Diabeł jednak tkwi w szczegółach. Otóż ważne jest, aby nie zatracić proporcji i ważności spraw. Wszyscy chcemy, żeby nasze dzieci szanowały nas, naszą pracę i pomagały rodzicom w miarę możliwości. Wraz z upływem czasu pewnie coraz bardziej. Naszym zadaniem jest tak wychowywać, aby dzieci wobec nas postępowały z miłością i aby to z niej wypływały czyny. Co oczywiście wiąże się nierozerwalnie z tym, że rodzic sam musi kochać bezgranicznie i bezwarunkowo.

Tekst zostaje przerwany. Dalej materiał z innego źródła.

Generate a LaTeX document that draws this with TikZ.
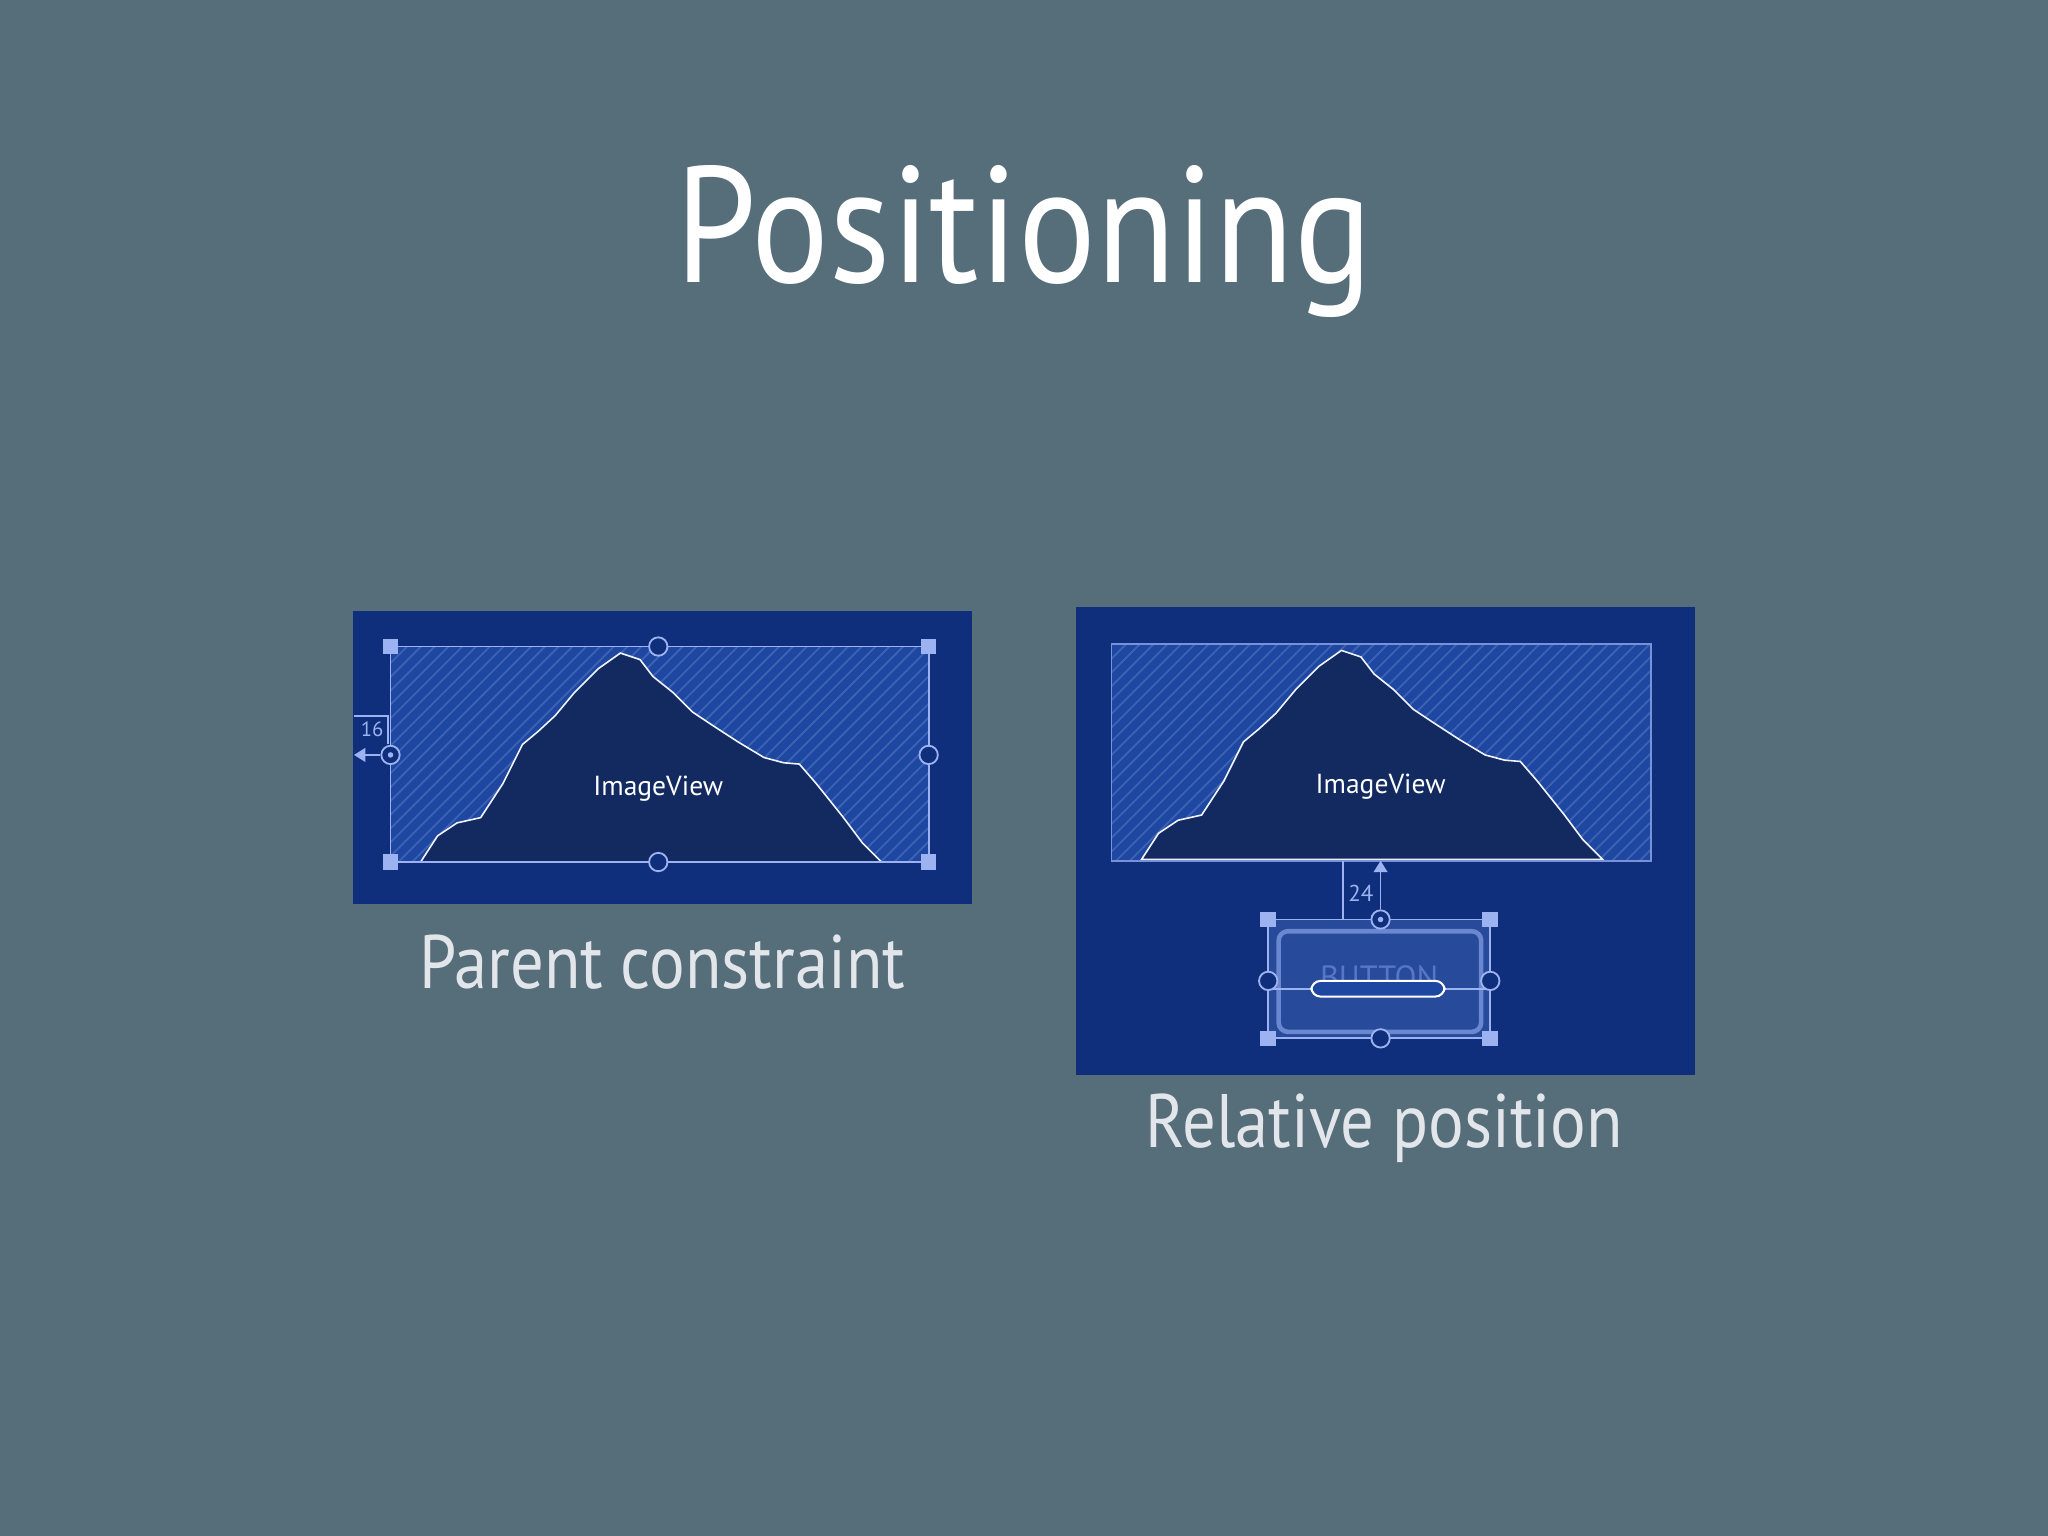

Twój syn powinien robić coś dlatego, że to jest ważne dla rodziny, bo pomaga ją budować i ją scala, bo jest potrzebne, by wszyscy byli szczęśliwi i zadowoleni.

Istotne jest, aby o tym rozmawiać, podkreślać, zauważać, dawać dużo dobrych informacji, tłumaczyć że kiedy każdy wykonuje jakąś część zadania, to powstaje jedno duże wielkie dzieło. Można powiedzieć np: zobacz, kiedy ty zmywałeś naczynia i odkurzałeś, a Zosia poszła po zakupy, ja mogłam upiec ciasto, przy którym możemy teraz usiąść i zajadając, opowiadać dowcipy. Istotne jest, aby nie doprowadzić do takiej sytuacji, że dziecko na hasło „zrób to czy tamto” będzie wyciągało rękę po zapłatę i bez tego ani rusz.

Za jakieś szczególne zadania możemy dodatkowo nagrodzić. Można to zrobić, wreczając jakieś drobne pieniadze, ale można też np. dołożyć jakąś część do wymarzonego roweru, czapki, gry itp., co zmienia trochę sytuację, bo wtedy Ty jako rodzic nie płacisz wprost za wykonane zadanie, ale doceniasz trud dziecka i dziękując, wspierasz jego wysiłek w zrealizowaniu jakiegoś jego marzenia.

Znasz swoje dziecko, na pewno znajdziesz „złoty środek”. Powodzenia!